In deze zaak heeft eiser beroep ingesteld tegen de beslissing van het college van burgemeester en wethouders van de gemeente Schouwen-Duiveland, die op 18 november 2024 een omgevingsvergunning voor het verbouwen van een rijksmonument heeft geweigerd. De rechtbank Zeeland-West-Brabant heeft de zaak op 28 mei 2025 behandeld. Eiser, mede-eigenaar van het rijksmonument, had een aanvraag ingediend voor een gewijzigd bouwplan dat onder andere het plaatsen van dakramen en het aanpassen van de gevel omvatte.
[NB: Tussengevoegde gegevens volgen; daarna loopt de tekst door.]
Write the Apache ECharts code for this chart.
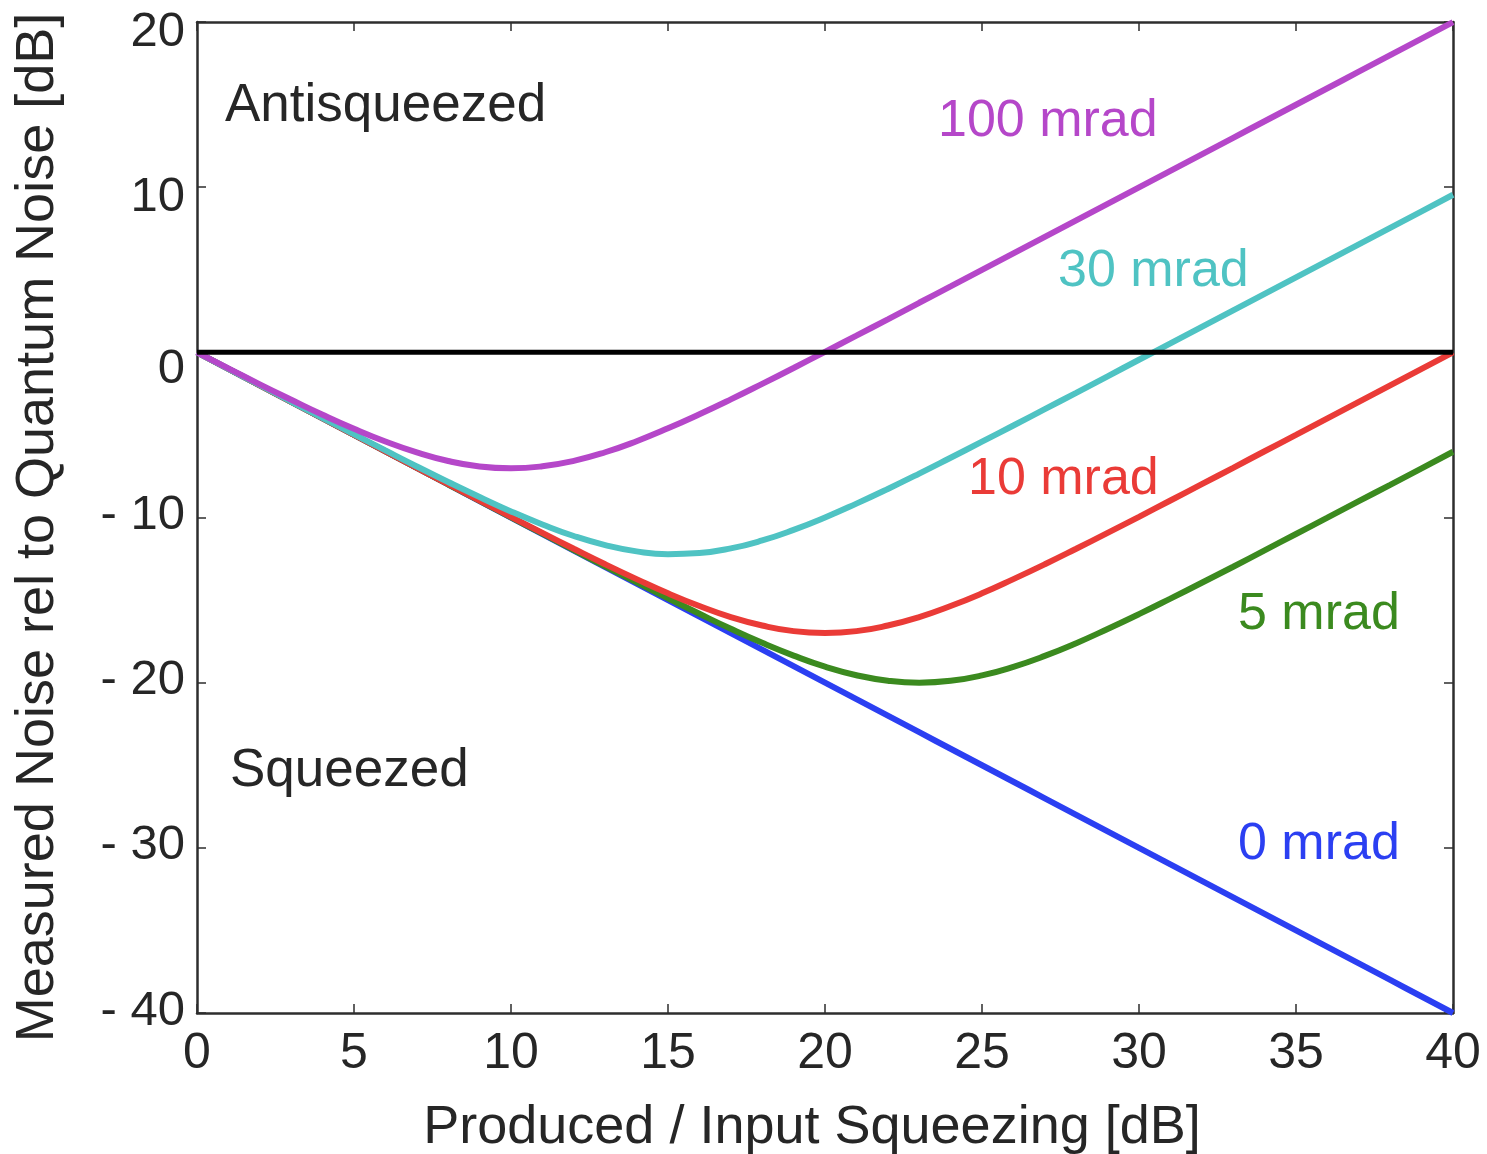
<!DOCTYPE html>
<html>
<head>
<meta charset="utf-8">
<script src="https://cdn.jsdelivr.net/npm/echarts@6/dist/echarts.min.js"></script>
<style>
html,body{margin:0;padding:0;background:#fff;}
#chart{width:1487px;height:1154px;}
</style>
</head>
<body>
<div id="chart"></div>
<script>
// Input squeezing [dB]
var inputSqueezing = [0,1,2,3,4,5,6,7,8,9,10,11,12,13,14,15,16,17,18,19,20,21,22,23,24,25,26,27,28,29,30,31,32,33,34,35,36,37,38,39,40];
// Measured noise [dB]
var noise0mrad = [0,-1,-2,-3,-4,-5,-6,-7,-8,-9,-10,-11,-12,-13,-14,-15,-16,-17,-18,-19,-20,-21,-22,-23,-24,-25,-26,-27,-28,-29,-30,-31,-32,-33,-34,-35,-36,-37,-38,-39,-40];
var noise5mrad = [0,-1.00,-2.00,-3.00,-4.00,-5.00,-6.00,-7.00,-8.00,-8.99,-9.99,-10.98,-11.97,-12.96,-13.93,-14.89,-15.83,-16.74,-17.59,-18.36,-19.03,-19.55,-19.88,-20.00,-19.89,-19.56,-19.04,-18.38,-17.61,-16.75,-15.85,-14.91,-13.95,-12.98,-11.99,-11.00,-10.01,-9.01,-8.02,-7.02,-6.02];
var noise10mrad = [0,-1.00,-2.00,-3.00,-4.00,-5.00,-5.99,-6.99,-7.98,-8.97,-9.96,-10.93,-11.89,-12.83,-13.73,-14.59,-15.36,-16.03,-16.54,-16.88,-16.99,-16.88,-16.54,-16.03,-15.36,-14.59,-13.73,-12.83,-11.89,-10.93,-9.96,-8.97,-7.98,-6.99,-5.99,-5.00,-4.00,-3.00,-2.00,-1.00,0.00];
var noise30mrad = [0,-1.00,-1.99,-2.99,-3.98,-4.96,-5.94,-6.91,-7.85,-8.76,-9.63,-10.42,-11.12,-11.67,-12.05,-12.22,-12.15,-11.87,-11.39,-10.75,-10.00,-9.16,-8.27,-7.34,-6.38,-5.41,-4.43,-3.44,-2.45,-1.45,-0.45,0.54,1.54,2.54,3.54,4.54,5.54,6.54,7.54,8.54,9.54];
var noise100mrad = [0,-0.97,-1.94,-2.87,-3.78,-4.63,-5.40,-6.06,-6.58,-6.91,-7.02,-6.90,-6.57,-6.05,-5.38,-4.60,-3.75,-2.85,-1.91,-0.95,0.03,1.01,2.00,3.00,3.99,4.99,5.99,6.99,7.99,8.99,9.99,10.99,11.99,12.99,13.99,14.99,15.99,16.99,17.99,18.99,19.99];
var seriesNames = ['0 mrad','5 mrad','10 mrad','30 mrad','100 mrad'];
var quantumNoiseLevel = 0;

var FONT = '"Liberation Sans", Arial, Helvetica, sans-serif';
var TXT = '#262626';
var colors = {
  '0 mrad': '#2b3ff2',
  '5 mrad': '#3b8a1f',
  '10 mrad': '#ea3b37',
  '30 mrad': '#4fc3c3',
  '100 mrad': '#b547c9'
};

function pairs(ys){ return inputSqueezing.map(function(x,i){ return [x, ys[i]]; }); }
var allData = [noise0mrad, noise5mrad, noise10mrad, noise30mrad, noise100mrad];

var chart = echarts.init(document.getElementById('chart'));

var series = seriesNames.map(function(name, i){
  return {
    name: name,
    type: 'line',
    data: pairs(allData[i]),
    smooth: true,
    showSymbol: false,
    symbol: 'none',
    lineStyle: { color: colors[name], width: 6 },
    z: 3 + i,
    silent: true
  };
});
series.push({
  name: 'QN',
  type: 'line',
  data: [[0, quantumNoiseLevel], [40, quantumNoiseLevel]],
  showSymbol: false,
  symbol: 'none',
  lineStyle: { color: '#000', width: 5 },
  z: 20,
  silent: true
});

function yFmt(v){
  if (v < 0) return '{n|- ' + Math.abs(v) + '}';
  if (v === 0) return '{z|0}';
  return '{p|' + v + '}';
}
var yRich = {
  n: { fontSize: 49, fontFamily: FONT, color: TXT, padding: [0,0,4,0] },
  z: { fontSize: 49, fontFamily: FONT, color: TXT, padding: [34,0,0,0] },
  p: { fontSize: 49, fontFamily: FONT, color: TXT, padding: [20,0,0,0] }
};

var axisLineStyle = { color: '#2e2e2e', width: 2.5 };
var tickStyle = { show: true, inside: true, length: 9, lineStyle: { color: '#2e2e2e', width: 1.5 } };

chart.setOption({
  animation: false,
  backgroundColor: '#fff',
  grid: { left: 197, right: 34, top: 22, bottom: 141, containLabel: false, outerBoundsMode: 'none' },
  xAxis: [{
    type: 'value', min: 0, max: 40, interval: 5, position: 'bottom',
    axisLine: { show: true, onZero: false, lineStyle: axisLineStyle },
    axisTick: tickStyle,
    axisLabel: { fontSize: 50, fontFamily: FONT, color: TXT, margin: 16 },
    splitLine: { show: false },
    name: 'Produced / Input Squeezing [dB]',
    nameLocation: 'middle', nameGap: 88,
    nameTextStyle: { fontSize: 54, fontFamily: FONT, color: TXT, padding: [0, 26, 0, 0] }
  }, {
    type: 'value', min: 0, max: 40, interval: 5, position: 'top',
    axisLine: { show: true, onZero: false, lineStyle: axisLineStyle },
    axisTick: tickStyle,
    axisLabel: { show: false },
    splitLine: { show: false }
  }],
  yAxis: [{
    type: 'value', min: -40, max: 20, interval: 10, position: 'left',
    axisLine: { show: true, onZero: false, lineStyle: axisLineStyle },
    axisTick: tickStyle,
    axisLabel: { formatter: yFmt, rich: yRich, margin: 12 },
    splitLine: { show: false },
    name: 'Measured Noise rel to Quantum Noise [dB]',
    nameLocation: 'middle', nameGap: 132,
    nameTextStyle: { fontSize: 54, fontFamily: FONT, color: TXT, padding: [0, 20, 0, 0] }
  }, {
    type: 'value', min: -40, max: 20, interval: 10, position: 'right',
    axisLine: { show: true, onZero: false, lineStyle: axisLineStyle },
    axisTick: tickStyle,
    axisLabel: { show: false },
    splitLine: { show: false }
  }],
  graphic: [
    { type: 'text', x: 225, y: 106, style: { text: 'Antisqueezed', font: '53px ' + FONT, fill: TXT, verticalAlign: 'middle', align: 'left' } },
    { type: 'text', x: 230, y: 771, style: { text: 'Squeezed', font: '53px ' + FONT, fill: TXT, verticalAlign: 'middle', align: 'left' } },
    { type: 'text', x: 938, y: 122, style: { text: '100 mrad', font: '52px ' + FONT, fill: colors['100 mrad'], verticalAlign: 'middle', align: 'left' } },
    { type: 'text', x: 1058, y: 272, style: { text: '30 mrad', font: '52px ' + FONT, fill: colors['30 mrad'], verticalAlign: 'middle', align: 'left' } },
    { type: 'text', x: 968, y: 480, style: { text: '10 mrad', font: '52px ' + FONT, fill: colors['10 mrad'], verticalAlign: 'middle', align: 'left' } },
    { type: 'text', x: 1238, y: 615, style: { text: '5 mrad', font: '52px ' + FONT, fill: colors['5 mrad'], verticalAlign: 'middle', align: 'left' } },
    { type: 'text', x: 1238, y: 845, style: { text: '0 mrad', font: '52px ' + FONT, fill: colors['0 mrad'], verticalAlign: 'middle', align: 'left' } }
  ],
  series: series
});
</script>
</body>
</html>
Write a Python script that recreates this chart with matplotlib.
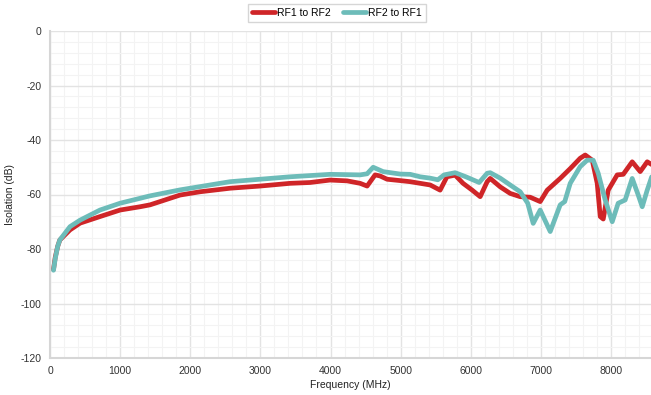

Het college weigerde de vergunning op basis van adviezen van de Commissie ruimtelijke kwaliteit (CRK), die concludeerde dat het gewijzigde bouwplan in strijd was met de monumentenzorg.
De rechtbank heeft geoordeeld dat het college voldoende gemotiveerd heeft dat de omgevingsvergunning moest worden geweigerd, omdat het belang van de monumentenzorg zich tegen de wijziging verzette. De rechtbank heeft daarbij de adviezen van de CRK als voldoende onderbouwd beschouwd en geen aanknopingspunten gevonden om te twijfelen aan de zorgvuldigheid van deze adviezen. Eiser voerde aan dat de verstoringen die het college aanvoerde niet relevant waren voor de vergunningverlening, maar de rechtbank oordeelde dat de CRK terecht had vastgesteld dat de wijziging van de goothoogte en de dakhelling een aantasting van de monumentale waarde van het rijksmonument met zich meebracht.
De rechtbank verklaarde het beroep ongegrond en oordeelde dat het college het belang van de monumentenzorg zwaarder kon laten wegen dan het belang van eiser bij de realisatie van het bouwplan. De rechtbank concludeerde dat de huidige woonfunctie van het pand niet in gevaar kwam door de weigering van de omgevingsvergunning, aangezien de eerder verleende vergunning voor de verbouwing nog steeds van kracht was.